MLB Betting: Stars Who Have Entered Decline Years

Posted by Alex Murphy on Thursday,June 25, 2015 11:25, EST in

Athletes are known to be very competitive, because it is what makes them great at what they do. Unfortunately for all of them, there’s an opponent they will never be able to defeat: time. As athletes get older their skills begin to diminish, and although not all of them age at the same rate, the end result is always the same. In baseball, some athletes are able to hang on longer than their counterparts in other sports, but they too eventually have to hang up their boots.

With half way into the 2015 MLB betting season, here is a look at some of the players who have entered their declining years.

MLB Betting: Stars Who Have Entered Decline Years

 

 

David Ortiz

Last season David Ortiz got off to a slow start, which prompted writers to say that he was in decline. He responded by finishing the season with 35 home runs and 104 RBIs, making it the second consecutive season he finished with 30 or more home runs and over 100 RBIs. This season, it seems like those predictions from last year are finally coming true: Ortiz is batting a low .232, with 10 home runs and 31 RBIs. While he is on pace to hit over 20 home runs for the 13th consecutive season, he isn’t the dominant player he once was.

Jimmy Rollins

Rollins was a very productive player during his career with the Philadelphia Phillies, winning multiple Gold Gloves and the 2007 NL MVP award. This season, he finds himself in a totally different situation: Rollins is currently hitting in the bottom of the order in Los Angeles, after being a lead-off hitter his whole career. He is currently batting a career low .207, with 7 home runs and 18 RBI. His offense isn’t the only part of his game that is off this season, his defense has also been poor, and if he doesn’t improve his productivity by the end of the year, he might have to consider retirement in the offseason.

Robinson Cano

This might be a bit of a reach since he is younger than the other guys on the list, but his production has noticeably dropped this season. Cano was a .300 batter with 20 or more home runs and at least 80 RBIs in his last five seasons with the New York Yankees, but since he signed with the Seattle Mariners, he hasn’t looked like the same player. Last season, he still hit over .300, but his home runs and RBIs dipped, and this season they have dipped some more. His batting average of .246 is the lowest he ever hit in his career with 3 home runs and 23 RBIs. Those numbers aren’t good enough for a player who just signed a $240 million contract, and he will need a monster second half to salvage his terrible season… which isn’t very likely to happen.

Chase Utley

When it comes to players being affected by age, Chase Utley has to be the player most affected this season. Utley, who is considered a hero to a lot of people in Philadelphia thanks to his work ethic and heroics during the 2008 World Series, has been unable to get anything going this season. In the 65 games he has played, he is batting a paltry .179 with 4 home runs and 25 RBIs and a -1.3 WAR. What makes his decline so surprising is the fact that he had a pretty decent season in 2014, finishing the year with a .270 batting average, 11 home runs and 78 RBIs, which were the most runs he had batted in during a single season since 2009.

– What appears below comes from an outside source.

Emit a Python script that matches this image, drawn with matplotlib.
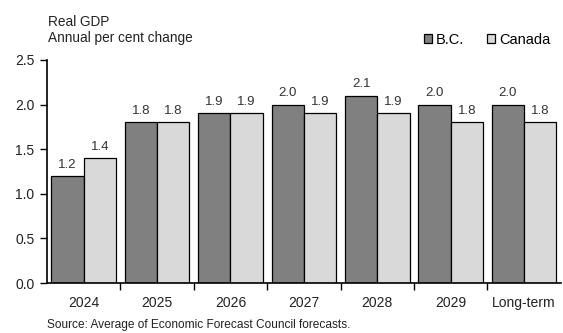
import matplotlib
matplotlib.use("Agg")
import matplotlib.pyplot as plt
import numpy as np

plt.rcParams['font.family'] = ['Liberation Sans', 'DejaVu Sans']

categories = ["2024", "2025", "2026", "2027", "2028", "2029", "Long-term"]
bc = [1.2, 1.8, 1.9, 2.0, 2.1, 2.0, 2.0]
canada = [1.4, 1.8, 1.9, 1.9, 1.9, 1.8, 1.8]

fig = plt.figure(figsize=(5.63, 3.33), dpi=100)
ax = fig.add_axes([0.0835, 0.150, 0.9125, 0.670])

x = np.arange(len(categories))
w = 0.44
b1 = ax.bar(x - w / 2, bc, w, color="#808080", edgecolor="black", linewidth=0.9, label="B.C.")
b2 = ax.bar(x + w / 2, canada, w, color="#d9d9d9", edgecolor="black", linewidth=0.9, label="Canada")

for bars, vals in ((b1, bc), (b2, canada)):
    for r, v in zip(bars, vals):
        ax.text(r.get_x() + r.get_width() / 2, v + 0.06, f"{v:.1f}",
                ha="center", va="bottom", fontsize=9.5, color="#333333")

ax.set_xlim(-0.5, len(categories) - 0.5)
ax.set_ylim(0, 2.5)
ticks = np.arange(0, 2.51, 0.5)
ax.set_yticks(ticks)
ax.set_yticklabels([f"{t:.1f}" for t in ticks], fontsize=10, color="#222222")
ax.set_xticks(x)
ax.set_xticklabels(categories, fontsize=10, color="#222222")
ax.tick_params(axis="x", length=0, pad=9)
ax.set_xticks(np.arange(0.5, len(categories) - 0.5, 1), minor=True)
ax.tick_params(axis="x", which="minor", length=5, width=1, direction="out")
ax.tick_params(axis="y", length=5, width=1, direction="out", pad=4)
for s in ("top", "right"):
    ax.spines[s].set_visible(False)
ax.spines["left"].set_linewidth(1.2)
ax.spines["bottom"].set_linewidth(1.2)

fig.text(0.085, 0.934, "Real GDP", fontsize=9.8, color="#222222", va="center")
fig.text(0.085, 0.886, "Annual per cent change", fontsize=9.8, color="#222222", va="center")
fig.text(0.083, 0.024, "Source: Average of Economic Forecast Council forecasts.",
         fontsize=8.6, color="#222222", va="center")

leg = fig.legend(handles=[b1, b2], loc="center right", bbox_to_anchor=(0.99, 0.88),
                 ncol=2, frameon=False, fontsize=10.5, handlelength=0.55, handleheight=0.55,
                 handletextpad=0.25, columnspacing=1.6, borderpad=0)

fig.savefig("out.png", dpi=100)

At this point, there are no indications that Utley can bounce back from his slow start and still finish the year with decent numbers. While Philadelphia fans are hoping that 2015 is an aberration, it is looking more like father time has finally caught up to Utley, and the best thing he can do for his career and legacy at this point is to consider retirement when the season is over.

Some Final Thoughts

A big problem that a lot of athletes have is learning when to walk away from the game. Hopefully, the players that know they are done will hang it up after the season instead of hanging on too long and looking like a shell of their former selves.